Ofensas e farpas entre familiares são, igualmente, uma constante em muitos lares. Infelizmente as pessoas divergem quanto a várias questões e, ao invés de perceberem a riqueza que há nas diferenças e defenderem o direito dos outros assim pensarem e se expressarem, seja na família, no trabalho, na escola ou onde for, acabam se chocando, se confrontando, se ofendendo, se magoando, se humilhando tantas vezes.
Filhos e pais, no choque geracional, por exemplo, ao trazerem à tona os diferentes valores e práticas específicos de suas trajetórias, muitas vezes geram desnecessário confronto e instabilidade que pode desandar para confrontos, afastamentos, brigas e discussões.
Até mesmo em momentos nos quais deveria prevalecer certa tranquilidade e maior felicidade, como a hora das refeições, é marcada por enfrentamentos. Cream naquilo que dizem os especialistas, ou seja, para que uma alimentação saudável aconteça é preciso não apenas ter uma dieta equilibrada, mastigar algumas dezenas de vezes o alimento, comer sem pressa e outras recomendações conhecidas por todos, mas também que a refeição ocorra num clima ameno, descontraído, sem tensões, caso contrário se perde a fome ou se come demais e, a própria digestão é prejudicada.

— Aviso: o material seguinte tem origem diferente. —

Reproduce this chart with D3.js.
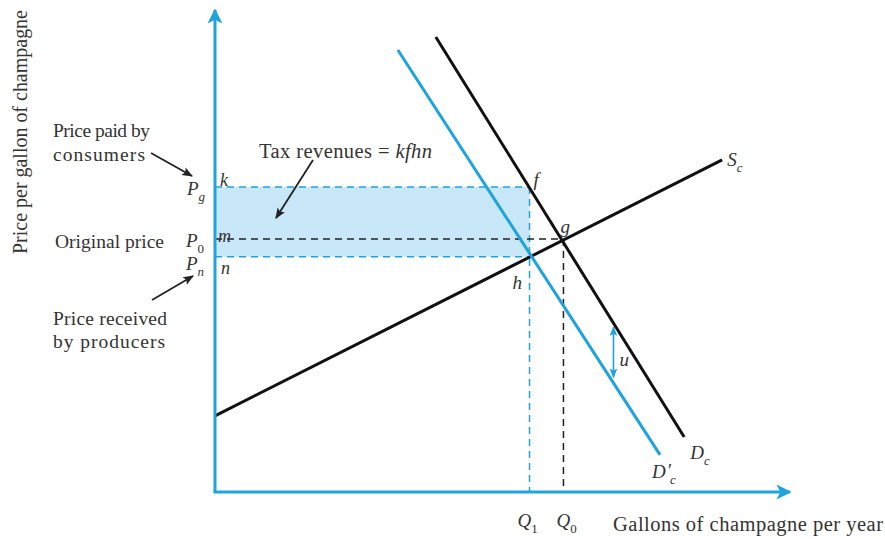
<html>
<script src="https://d3js.org/d3.v7.min.js"></script>
<style>
body { margin: 0; background: #fff; }
</style>
<body>
<svg id="chart"></svg>
<script>
// curves as two end points (quantity, price) in chart units 0..100
var supply = [{q: 0, p: 15.8}, {q: 88.2, p: 68.9}];
var demand = [{q: 38.4, p: 94.4}, {q: 81.6, p: 11.4}];
var demandTax = [{q: 31.8, p: 91.7}, {q: 77.4, p: 7.7}];

// price and quantity levels
var priceLevels = {Pg: 63.3, P0: 52.5, Pn: 48.8};
var qtyLevels = {Q1: 54.7, Q0: 60.6};
var taxArrow = {q: 69.3, top: 34.2, bottom: 23.8};

const width = 885, height = 539;
const blue = "#1ea3df";
const fillBlue = "#c8e7f8";
const serif = "'Liberation Serif', 'Times New Roman', 'DejaVu Serif', serif";

const svg = d3.select("#chart").attr("width", width).attr("height", height)
    .attr("font-family", serif);

const x = d3.scaleLinear().domain([0, 100]).range([215, 790]);
const y = d3.scaleLinear().domain([0, 100]).range([492, 10]);

// markers
const defs = svg.append("defs");
defs.append("marker").attr("id", "axisHead")
    .attr("viewBox", "0 0 10 10").attr("refX", 9).attr("refY", 5)
    .attr("markerWidth", 5.5).attr("markerHeight", 5).attr("orient", "auto")
    .attr("markerUnits", "strokeWidth")
    .append("path").attr("d", "M0,0 L10,5 L0,10 L2.5,5 Z").attr("fill", blue);
defs.append("marker").attr("id", "blackHead")
    .attr("viewBox", "0 0 10 10").attr("refX", 9).attr("refY", 5)
    .attr("markerWidth", 7).attr("markerHeight", 6).attr("orient", "auto")
    .attr("markerUnits", "strokeWidth")
    .append("path").attr("d", "M0,1 L10,5 L0,9 L2,5 Z").attr("fill", "#222");
defs.append("marker").attr("id", "blueHead")
    .attr("viewBox", "0 0 10 10").attr("refX", 9).attr("refY", 5)
    .attr("markerWidth", 6).attr("markerHeight", 6).attr("orient", "auto-start-reverse")
    .attr("markerUnits", "strokeWidth")
    .append("path").attr("d", "M0,1 L10,5 L0,9 L2,5 Z").attr("fill", blue);

// tax revenue rectangle
svg.append("rect")
    .attr("x", x(0)).attr("y", y(priceLevels.Pg))
    .attr("width", x(qtyLevels.Q1) - x(0))
    .attr("height", y(priceLevels.Pn) - y(priceLevels.Pg))
    .attr("fill", fillBlue);

// dashed guides
function dash(x1, y1, x2, y2, col) {
    svg.append("line").attr("x1", x1).attr("y1", y1).attr("x2", x2).attr("y2", y2)
        .attr("stroke", col).attr("stroke-width", 1.5).attr("stroke-dasharray", "7,5");
}
dash(x(0), y(priceLevels.Pg), x(qtyLevels.Q1), y(priceLevels.Pg), blue);
dash(x(0), y(priceLevels.Pn), x(qtyLevels.Q1), y(priceLevels.Pn), blue);
dash(x(qtyLevels.Q1), y(priceLevels.Pg), x(qtyLevels.Q1), y(0), blue);
dash(x(0), y(priceLevels.P0), x(qtyLevels.Q0), y(priceLevels.P0), "#222");
dash(x(qtyLevels.Q0), y(priceLevels.P0), x(qtyLevels.Q0), y(0), "#222");

// curves
const line = d3.line().x(d => x(d.q)).y(d => y(d.p));
svg.append("path").datum(supply).attr("d", line)
    .attr("stroke", "#111").attr("stroke-width", 3).attr("fill", "none");
svg.append("path").datum(demand).attr("d", line)
    .attr("stroke", "#111").attr("stroke-width", 3).attr("fill", "none");
svg.append("path").datum(demandTax).attr("d", line)
    .attr("stroke", blue).attr("stroke-width", 3).attr("fill", "none");

// axes with arrows
svg.append("line").attr("x1", x(0)).attr("y1", y(0)).attr("x2", x(0)).attr("y2", y(100))
    .attr("stroke", blue).attr("stroke-width", 3).attr("marker-end", "url(#axisHead)");
svg.append("line").attr("x1", x(0) - 1.5).attr("y1", y(0)).attr("x2", x(100)).attr("y2", y(0))
    .attr("stroke", blue).attr("stroke-width", 3).attr("marker-end", "url(#axisHead)");

// tax wedge arrow u
svg.append("line")
    .attr("x1", x(taxArrow.q)).attr("y1", y(taxArrow.top))
    .attr("x2", x(taxArrow.q)).attr("y2", y(taxArrow.bottom))
    .attr("stroke", blue).attr("stroke-width", 1.6)
    .attr("marker-start", "url(#blueHead)").attr("marker-end", "url(#blueHead)");

// annotation arrows
function arrow(x1, y1, x2, y2) {
    svg.append("line").attr("x1", x1).attr("y1", y1).attr("x2", x2).attr("y2", y2)
        .attr("stroke", "#222").attr("stroke-width", 1.8).attr("marker-end", "url(#blackHead)");
}
arrow(151, 153, 192, 176);
arrow(152, 300, 193, 276);
arrow(313, 160, 276, 218);

// text helpers
function label(tx, ty, str, italic, size, len) {
    const t = svg.append("text").attr("x", tx).attr("y", ty)
        .attr("fill", "#333").attr("font-style", italic ? "italic" : null)
        .attr("font-size", (size || 19) + "px").text(str);
    if (len) t.attr("textLength", len).attr("lengthAdjust", "spacing");
    return t;
}
function sub(tx, ty, main, s, prime, subItalic) {
    const t = svg.append("text").attr("x", tx).attr("y", ty).attr("fill", "#333")
        .attr("font-style", "italic").attr("font-size", "19px");
    t.append("tspan").text(main);
    if (prime) t.append("tspan").text("\u2032").attr("dx", 1).attr("dy", -1);
    t.append("tspan").text(s).attr("dy", prime ? 7 : 6).attr("dx", prime ? -1 : 0)
        .attr("font-size", "13px").attr("font-style", subItalic ? "italic" : "normal");
    return t;
}

// y axis title
svg.append("text").attr("transform", "translate(27," + 132 + ") rotate(-90)")
    .attr("text-anchor", "middle").attr("font-size", "20px").attr("fill", "#333")
    .attr("textLength", 244).attr("lengthAdjust", "spacing")
    .text("Price per gallon of champagne");

// left annotations
label(53, 137, "Price paid by", false, 19.5, 97);
label(53, 161, "consumers", false, 19.5, 92);
label(55, 248, "Original price", false, 19.5, 109);
label(53, 325, "Price received", false, 19.5, 114);
label(53, 348, "by producers", false, 19.5, 112);

sub(187, y(priceLevels.Pg) + 8, "P", "g", false, true);
sub(186, y(priceLevels.P0) + 8, "P", "0");
sub(186, y(priceLevels.Pn) + 13, "P", "n", false, true);

label(x(0) + 5, y(priceLevels.Pg) - 1, "k", true, 18);
label(x(0) + 3, y(priceLevels.P0) + 3, "m", true, 18);
label(x(0) + 6, y(priceLevels.Pn) + 17, "n", true, 18);

const tax = label(259, 158, "Tax revenues = ", false, 20.5);
tax.append("tspan").attr("font-style", "italic").text("kfhn");
tax.attr("textLength", 173).attr("lengthAdjust", "spacing");

// point labels
label(x(qtyLevels.Q1) + 4, y(priceLevels.Pg) - 1, "f", true, 19);
label(x(qtyLevels.Q0) - 3, y(priceLevels.P0) - 6, "g", true, 19);
label(x(qtyLevels.Q1) - 17, y(priceLevels.Pn) + 32, "h", true, 19);
label(x(taxArrow.q) + 6, y(taxArrow.bottom) - 11, "u", true, 19);

sub(x(supply[1].q) + 5, y(supply[1].p) + 6, "S", "c", false, true);
sub(x(demand[1].q) + 6, y(demand[1].p) + 22, "D", "c", false, true);
sub(x(demandTax[1].q) - 8, y(demandTax[1].p) + 23, "D", "c", true, true);

sub(x(qtyLevels.Q1) - 12, 527, "Q", "1");
sub(x(qtyLevels.Q0) - 7, 527, "Q", "0");

label(613, 531, "Gallons of champagne per year", false, 20.5, 270);
</script>
</body>
</html>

A proposta de desarmamento relaciona-se a ideia de que devemos privilegiar o diálogo, permitir ao outro a expressão de suas ideias, entender melhor as mágoas, elogiar quando for justo que isso ocorra, reconhecer o outro acima de tudo respeitando-o, seja quem for, seu cônjuge, filho, amigo, colega de trabalho, chefe ou mesmo desconhecido.
A não agressão apregoada por Gandhi e por Martin Luther King, e mais recentemente pelo Dalai Lama e pelo Papa Francisco, entre outras personalidades respeitadas, precisa ser revisitada e, muito mais importante, retomada, colocada novamente em prática, para que a vida de todos seja muito melhor.